What is a Reverse Mortgage?

A reverse mortgage is a loan that allows homeowners aged 62 or older to convert a portion of their home equity into cash. Unlike a traditional mortgage, a reverse mortgage doesn’t require monthly payments. Instead, the loan is repaid when the borrower moves out of the home or passes away. The loan amount is based on several factors, including the borrower’s age, home value, and interest rates.

How to Stretch Your Funds with a Reverse Mortgage

  1. Use the Funds for Essential Expenses

One of the best ways to make your money last with a reverse mortgage is to use the funds for essential expenses. This includes things like healthcare costs, home repairs, and property taxes. By using the funds for these necessary expenses, you can reduce your overall living expenses and avoid dipping into your retirement savings.

  1. Consider a Line of Credit

Another way to stretch your funds with a reverse mortgage is to consider a line of credit. This option allows you to access funds as needed, rather than taking out a lump sum upfront. By only using what you need, you can save on interest charges and keep your overall loan balance lower. Plus, you’ll have the peace of mind knowing that you have access to additional funds if unexpected expenses arise.

  1. Pay Off High-Interest Debt

If you have high-interest debt, such as credit card balances, using a reverse mortgage to pay it off can be a smart move. By eliminating these high-interest payments, you can reduce your overall expenses and free up more cash flow each month. Plus, with a reverse mortgage, you won’t have to worry about making monthly payments, which can be a relief for those on a fixed income.

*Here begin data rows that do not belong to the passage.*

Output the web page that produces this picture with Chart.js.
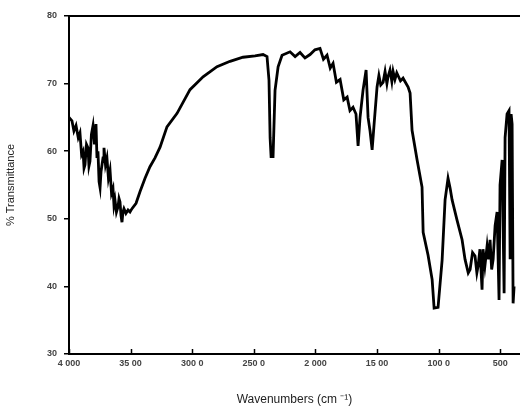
<!DOCTYPE html>
<html>
<head>
<meta charset="utf-8">
<script src="https://cdn.jsdelivr.net/npm/chart.js@4"></script>
<style>
  html, body { margin: 0; padding: 0; background: #fff; }
  #wrap { width: 520px; height: 411px; position: relative; }
</style>
</head>
<body>
<div id="wrap"><canvas id="c" width="520" height="411"></canvas></div>
<script>
// Wavenumbers (cm-1) and % transmittance
const wavenumbers = [4000,3976,3960,3943,3925,3911,3898,3886,3878,3870,3858,3846,3838,3830,3818,3805,3793,3781,3773,3765,3756,3748,3740,3732,3724,3716,3704,3692,3680,3667,3655,3643,3635,3627,3615,3602,3594,3586,3578,3570,3562,3554,3538,3521,3505,3489,3456,3424,3383,3343,3302,3261,3205,3123,3018,2912,2799,2693,2588,2490,2425,2393,2377,2368,2360,2344,2328,2303,2271,2206,2165,2125,2085,2044,2004,1963,1935,1906,1880,1857,1830,1800,1770,1743,1720,1695,1671,1654,1638,1614,1589,1573,1557,1540,1524,1500,1485,1470,1451,1435,1420,1411,1395,1380,1370,1355,1340,1330,1310,1289,1248,1232,1216,1175,1135,1126,1086,1053,1037,1005,972,948,924,907,891,851,810,786,760,745,725,705,690,680,665,648,640,625,607,595,583,570,558,542,526,510,502,485,469,461,445,429,420,412,404,396,388];
const transmittance = [65.0,64.5,63.0,63.8,62.0,62.7,59.5,60.0,57.5,58.0,61.0,60.5,57.8,58.5,62.5,63.8,61.0,64.0,59.0,60.0,55.5,54.6,57.0,58.0,59.0,60.5,58.0,59.0,56.0,57.2,53.8,54.5,52.0,52.8,51.0,51.8,53.0,52.5,50.5,49.5,51.0,51.5,50.8,51.3,51.0,51.5,52.3,54.0,56.0,57.7,59.0,60.6,63.6,65.6,69.1,71.0,72.5,73.3,73.9,74.1,74.3,74.0,70.5,62.0,59.2,59.2,69.0,72.5,74.2,74.7,74.0,74.6,73.8,74.3,75.0,75.2,73.6,74.2,72.3,73.0,70.2,70.6,67.6,68.0,66.0,66.5,65.5,60.8,65.0,69.0,72.0,65.0,63.0,60.2,64.0,69.5,71.2,69.8,70.2,71.8,70.0,71.0,72.0,70.3,71.8,70.6,71.6,71.2,70.4,70.8,69.5,68.6,63.1,58.7,54.7,48.0,44.6,41.0,36.8,36.9,43.9,52.8,56.0,54.5,52.8,49.8,46.9,44.0,42.0,42.5,45.0,44.5,42.0,43.0,45.5,39.5,45.5,43.0,46.0,44.0,46.9,42.5,44.0,49.0,51.0,38.0,55.0,58.7,39.0,62.0,65.5,66.0,44.0,65.5,64.0,37.5,40.0];

const xTickValues = [4000,3500,3000,2500,2000,1500,1000,500];
const xTickLabels = ["4 000","35 00","300 0","250 0","2 000","15 00","100 0","500"];
const yTickValues = [30,40,50,60,70,80];

const points = wavenumbers.map((w, i) => ({ x: w, y: transmittance[i] }));

const framePlugin = {
  id: 'frame',
  afterDraw(chart) {
    const { ctx, chartArea } = chart;
    const xs = chart.scales.x;
    ctx.save();
    ctx.strokeStyle = '#000';
    ctx.lineWidth = 2;
    ctx.beginPath();
    ctx.moveTo(chartArea.left - 1, chartArea.top);
    ctx.lineTo(chartArea.right, chartArea.top);
    ctx.stroke();
    ctx.lineWidth = 1.5;
    xTickValues.forEach(v => {
      const px = Math.round(xs.getPixelForValue(v)) + 0.5;
      ctx.beginPath();
      ctx.moveTo(px, chartArea.bottom);
      ctx.lineTo(px, chartArea.bottom - 5);
      ctx.stroke();
    });
    ctx.restore();
  }
};

new Chart(document.getElementById('c'), {
  type: 'line',
  data: {
    datasets: [{
      data: points,
      borderColor: '#000',
      borderWidth: 2.8,
      pointRadius: 0,
      tension: 0,
      fill: false
    }]
  },
  options: {
    responsive: false,
    animation: false,
    layout: { padding: { top: 16, right: 0, left: 0, bottom: 0 } },
    plugins: { legend: { display: false }, tooltip: { enabled: false } },
    scales: {
      x: {
        type: 'linear',
        reverse: true,
        min: 340,
        max: 4000,
        afterBuildTicks(scale) { scale.ticks = xTickValues.map(v => ({ value: v })); },
        afterFit(scale) { scale.height = 57; },
        border: { display: true, color: '#000', width: 2 },
        grid: { display: true, drawOnChartArea: false, drawTicks: false },
        ticks: {
          autoSkip: false,
          maxRotation: 0,
          padding: 4,
          color: '#444',
          font: { family: 'Liberation Sans, Arial, sans-serif', size: 9, weight: 'bold' },
          callback(value) {
            const i = xTickValues.indexOf(value);
            return i >= 0 ? xTickLabels[i] : '';
          }
        },
        title: {
          display: true,
          text: 'Wavenumbers (cm ⁻¹)',
          color: '#222',
          font: { family: 'Liberation Sans, Arial, sans-serif', size: 12 },
          padding: { top: 14, bottom: 4 }
        }
      },
      y: {
        type: 'linear',
        min: 30,
        max: 80,
        afterBuildTicks(scale) { scale.ticks = yTickValues.map(v => ({ value: v })); },
        afterFit(scale) { scale.width = 69; },
        border: { display: true, color: '#000', width: 2 },
        grid: { display: true, drawOnChartArea: false, drawTicks: true, tickLength: 5, color: '#000', lineWidth: 1.5 },
        ticks: {
          padding: 7,
          color: '#444',
          font: { family: 'Liberation Sans, Arial, sans-serif', size: 9, weight: 'bold' }
        },
        title: {
          display: true,
          text: '% Transmittance',
          color: '#222',
          font: { family: 'Liberation Sans, Arial, sans-serif', size: 11 },
          padding: { top: 4, bottom: 0 }
        }
      }
    }
  },
  plugins: [framePlugin]
});
</script>
</body>
</html>
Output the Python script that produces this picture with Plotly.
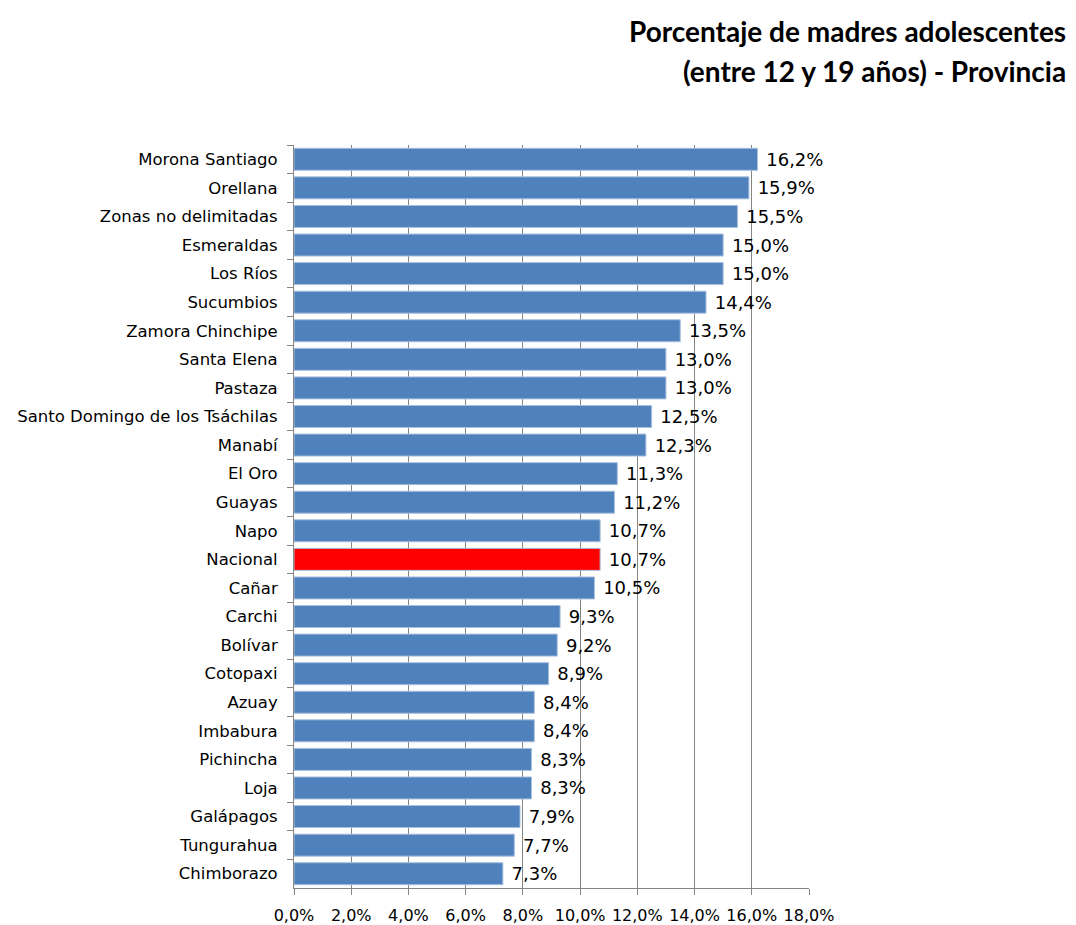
import plotly.graph_objects as go

provincias = ["Morona Santiago", "Orellana", "Zonas no delimitadas", "Esmeraldas", "Los Ríos",
              "Sucumbios", "Zamora Chinchipe", "Santa Elena", "Pastaza",
              "Santo Domingo de los Tsáchilas", "Manabí", "El Oro", "Guayas", "Napo",
              "Nacional", "Cañar", "Carchi", "Bolívar", "Cotopaxi", "Azuay", "Imbabura",
              "Pichincha", "Loja", "Galápagos", "Tungurahua", "Chimborazo"]
porcentajes = [16.2, 15.9, 15.5, 15.0, 15.0, 14.4, 13.5, 13.0, 13.0, 12.5, 12.3, 11.3, 11.2,
               10.7, 10.7, 10.5, 9.3, 9.2, 8.9, 8.4, 8.4, 8.3, 8.3, 7.9, 7.7, 7.3]
tick_vals = [0, 2, 4, 6, 8, 10, 12, 14, 16, 18]
tick_text = ["0,0%", "2,0%", "4,0%", "6,0%", "8,0%", "10,0%", "12,0%", "14,0%", "16,0%", "18,0%"]
titulo_1 = "Porcentaje de madres adolescentes"
titulo_2 = "(entre 12 y 19 años) - Provincia"

colores = ["#FF0000" if p == "Nacional" else "#4F81BD" for p in provincias]

fig = go.Figure(go.Bar(
    x=porcentajes, y=provincias, orientation="h",
    marker=dict(color=colores, line=dict(color="#A9C0DE", width=1)),
    text=porcentajes, texttemplate=" %{x:.1f}%", textposition="outside",
    textfont=dict(family="DejaVu Sans", size=18, color="#000000"),
    cliponaxis=False,
))

fig.update_layout(
    width=1076, height=925,
    margin=dict(l=294, r=267, t=145, b=37, autoexpand=False),
    paper_bgcolor="white", plot_bgcolor="white",
    separators=",.",
    bargap=0.23,
    showlegend=False,
    font=dict(family="DejaVu Sans", size=16, color="#000000"),
    annotations=[
        dict(text="<b>" + titulo_1 + "</b>", x=1.503, y=1.154, xref="paper", yref="paper",
             xanchor="right", yanchor="middle", showarrow=False,
             font=dict(family="Lato", size=28, color="#000000")),
        dict(text="<b>" + titulo_2 + "</b>", x=1.503, y=1.099, xref="paper", yref="paper",
             xanchor="right", yanchor="middle", showarrow=False,
             font=dict(family="Lato", size=28, color="#000000")),
    ],
)

fig.update_xaxes(
    range=[0, 18], tickvals=tick_vals, ticktext=tick_text, automargin=False,
    showgrid=True, gridcolor="#858585", gridwidth=1,
    showline=True, linecolor="#858585", linewidth=1,
    ticks="outside", ticklen=6, tickcolor="#858585", ticklabelstandoff=7,
    tickfont=dict(family="DejaVu Sans", size=16, color="#000000"),
    zeroline=False, fixedrange=True,
)
fig.update_yaxes(
    autorange="reversed", showline=True, linecolor="#858585", linewidth=1,
    ticks="outside", ticklen=6, tickcolor="#858585", tickson="boundaries",
    ticklabelstandoff=12, automargin=False,
    tickfont=dict(family="DejaVu Sans", size=16.5, color="#000000"),
    showgrid=False, fixedrange=True,
)

fig.write_html("out.html")
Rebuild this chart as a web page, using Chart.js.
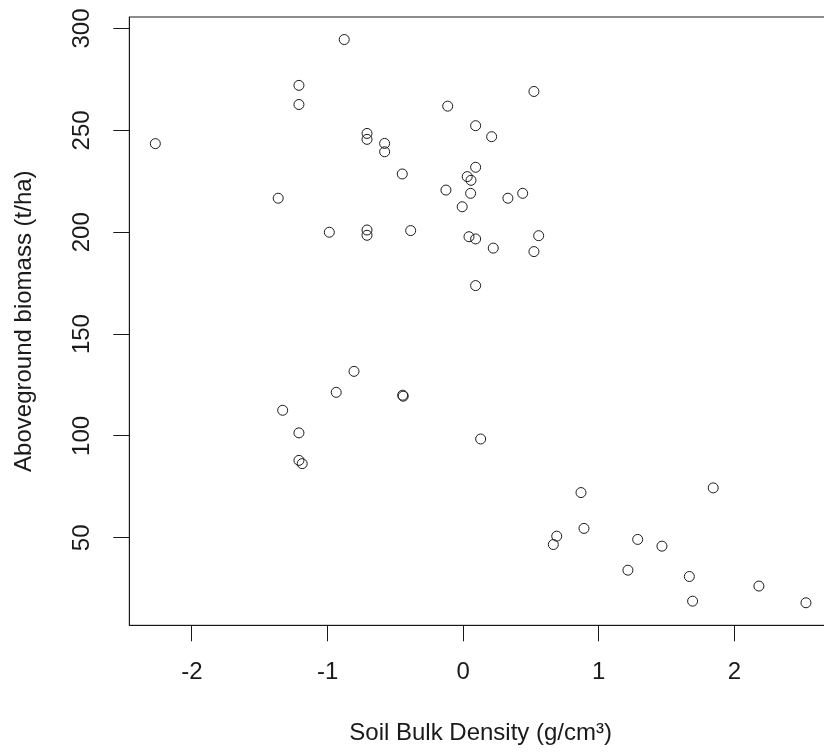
<!DOCTYPE html>
<html>
<head>
<meta charset="utf-8">
<script src="https://cdn.jsdelivr.net/npm/chart.js@4.4.0/dist/chart.umd.min.js"></script>
<style>
  html, body { margin: 0; padding: 0; background: #fff; overflow: hidden; }
  #wrap { width: 840px; height: 754px; }
</style>
</head>
<body>
<div id="wrap"><canvas id="scatter" width="840" height="754"></canvas></div>
<script>
// Soil bulk density (standardised) vs aboveground biomass
const bulkDensity = [-2.27, -0.877, -1.211, -1.211, -1.364, -0.114, -0.709, -0.709, -0.579, -0.579,
  -0.449, -0.127, -0.007, -0.987, -0.709, -0.709, -0.387, 0.522, 0.092, 0.21,
  0.092, 0.03, 0.058, 0.055, 0.33, 0.439, 0.043, 0.092, 0.222, 0.557,
  0.522, 0.092, -0.805, -0.936, -0.446, -0.442, -1.331, -1.211, -1.211, -1.187,
  0.129, 0.869, 1.844, 0.891, 0.69, 0.665, 1.287, 1.466, 1.215, 1.668,
  1.692, 2.181, 2.528];
const biomass = [243.5, 294.6, 272.1, 262.7, 216.7, 261.9, 248.5, 245.6, 243.6, 239.5,
  228.6, 220.7, 212.5, 200, 201.1, 198.5, 200.8, 269.1, 252.3, 246.9,
  231.9, 227.3, 225.5, 219.1, 216.7, 219.1, 197.8, 196.7, 192.2, 198.3,
  190.5, 173.8, 131.7, 121.4, 120.0, 119.5, 112.6, 101.5, 88.0, 86.4,
  98.5, 72.2, 74.5, 54.6, 50.8, 46.7, 49.2, 45.9, 34.1, 31.0,
  18.9, 26.3, 18.1];
const xTicks = [-2, -1, 0, 1, 2];
const yTicks = [50, 100, 150, 200, 250, 300];

const points = bulkDensity.map((x, i) => ({ x: x, y: biomass[i] }));
const font = { family: 'Liberation Sans, Arial, sans-serif', size: 24 };
const ink = '#1a1a1a';

// box round the plot region plus the upright y tick labels
const rBox = {
  id: 'rBox',
  afterDraw(chart) {
    const c = chart.ctx, a = chart.chartArea, ys = chart.scales.y;
    c.save();
    c.strokeStyle = ink;
    c.lineWidth = 1;
    c.strokeRect(a.left, a.top, a.right - a.left, a.bottom - a.top);
    c.fillStyle = ink;
    c.font = font.size + 'px ' + font.family;
    c.textAlign = 'center';
    c.textBaseline = 'middle';
    ys.ticks.forEach(t => {
      c.save();
      c.translate(82, ys.getPixelForValue(t.value));
      c.rotate(-Math.PI / 2);
      c.fillText(String(t.value), 0, 0);
      c.restore();
    });
    c.restore();
  }
};

new Chart(document.getElementById('scatter'), {
  type: 'scatter',
  data: {
    datasets: [{
      data: points,
      pointRadius: 5,
      pointHoverRadius: 5,
      pointBorderWidth: 1,
      pointBorderColor: ink,
      pointBackgroundColor: 'rgba(0,0,0,0)'
    }]
  },
  options: {
    responsive: false,
    animation: false,
    layout: { padding: { top: 17, right: 8, left: 0, bottom: 0 } },
    plugins: { legend: { display: false }, tooltip: { enabled: false } },
    scales: {
      x: {
        type: 'linear',
        min: -2.462,
        max: 2.72,
        afterBuildTicks: s => { s.ticks = xTicks.map(v => ({ value: v })); },
        afterFit: s => { s.height = 128.7; },
        grid: { drawOnChartArea: false, drawTicks: true, tickLength: 16, color: ink, lineWidth: 1 },
        border: { display: true, color: ink, width: 1 },
        ticks: { color: ink, font: font, padding: 17, maxRotation: 0, callback: v => String(v) },
        title: { display: true, text: 'Soil Bulk Density (g/cm³)', color: ink, font: font, padding: { top: 0, bottom: 6 } }
      },
      y: {
        type: 'linear',
        min: 7.04,
        max: 305.66,
        afterBuildTicks: s => { s.ticks = yTicks.map(v => ({ value: v })); },
        afterFit: s => { s.width = 129.3; },
        grid: { drawOnChartArea: false, drawTicks: true, tickLength: 16, color: ink, lineWidth: 1 },
        border: { display: true, color: ink, width: 1 },
        ticks: { display: false },
        title: { display: true, text: 'Aboveground biomass (t/ha)', color: ink, font: font, padding: { top: 10, bottom: 0 } }
      }
    }
  },
  plugins: [rBox]
});
</script>
</body>
</html>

  1. Delay Social Security Benefits

Using a reverse mortgage early in retirement can help delay Social Security benefits and stretch your retirement funds. You can cover living expenses with the funds while postponing Social Security benefits. This can result in a higher monthly benefit when you do start receiving Social Security.

  1. Use a Reverse Mortgage to Purchase a Home

Finally, another way to make your money last with a reverse mortgage is to use it to purchase a home. You can use a reverse mortgage to purchase a new home through the HECM for Purchase program. This helps you avoid using your retirement savings and provides stable housing in your later years.

A reverse mortgage is a valuable tool for retirees to make their money last by using the funds for essential expenses, a line of credit, paying off high-interest debt, delaying Social Security benefits, or purchasing a home. With any financial decision, it’s important to weigh the pros and cons and seek advice from a financial advisor to ensure it’s the right choice for your situation.